Students in a seminar at Penn on the translation of poetry were asked to translate the first of Hungarian poet Miklós Radnóti's four "Picture Postcards" for this issue of DoubleSpeak. The students studied three published translations of the poem along with a or word-for-word translation, or literal rendering, by a native Hungarian speaker.

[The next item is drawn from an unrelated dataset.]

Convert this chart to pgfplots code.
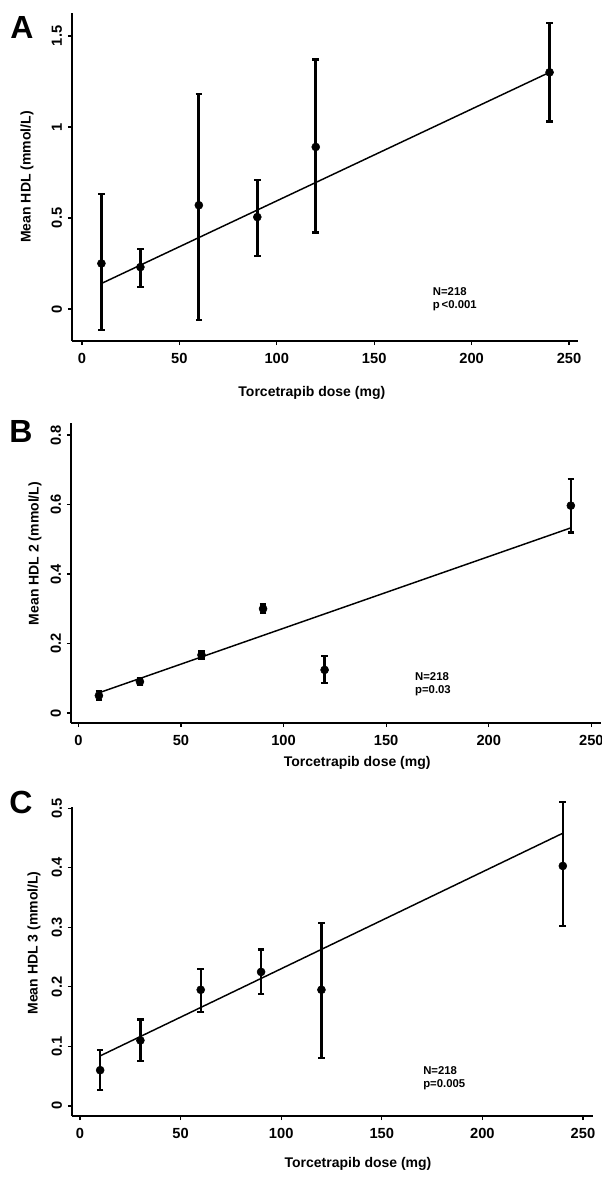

Miklós Radnóti was one of the great Hungarian poets of the twentieth century. He lived in Budapest, where streets have been named after him; statues of Radnóti have been erected throughout the country. The "Postcards" ( or "Razglednicas," as Radnóti titled them, attaching a plural Hungarian ending to the Serbian word for "postcard") comprised Radnóti's last poem, written during a forced march at the end of World War II. This first section was written just outside the labor camp in Yugoslavia where Radnóti had been interned and from which Nazi forces chose to retreat with their prisoners rather than surrender to the approaching Russian army. When Radnóti wrote this first section of the poem in August of 1944, three thousand Jewish prisoners had just begun the march toward Germany. When he wrote the fourth and final of section of the poem in October, roughly twenty prisoners remained alive. Radnóti was shot and thrown into a mass grave along with the others, having prophesied his death precisely in the fourth section of the poem. Over a year later, his widow Fanni Gyarmati insisted that his body be exhumed. This poem--perhaps addressed to her--was found in a book Radnóti had sealed in plastic and placed in his back pocket. Fanni Gyarmati died this year at the age of 102.
The translators of this poem were all students in Professor Silverman's Translation of Poetry seminar, and included native speakers of Finnish, Bulgarian, Spanish, Greek, and English, as well as scholars of Sanskrit and ancient Greek.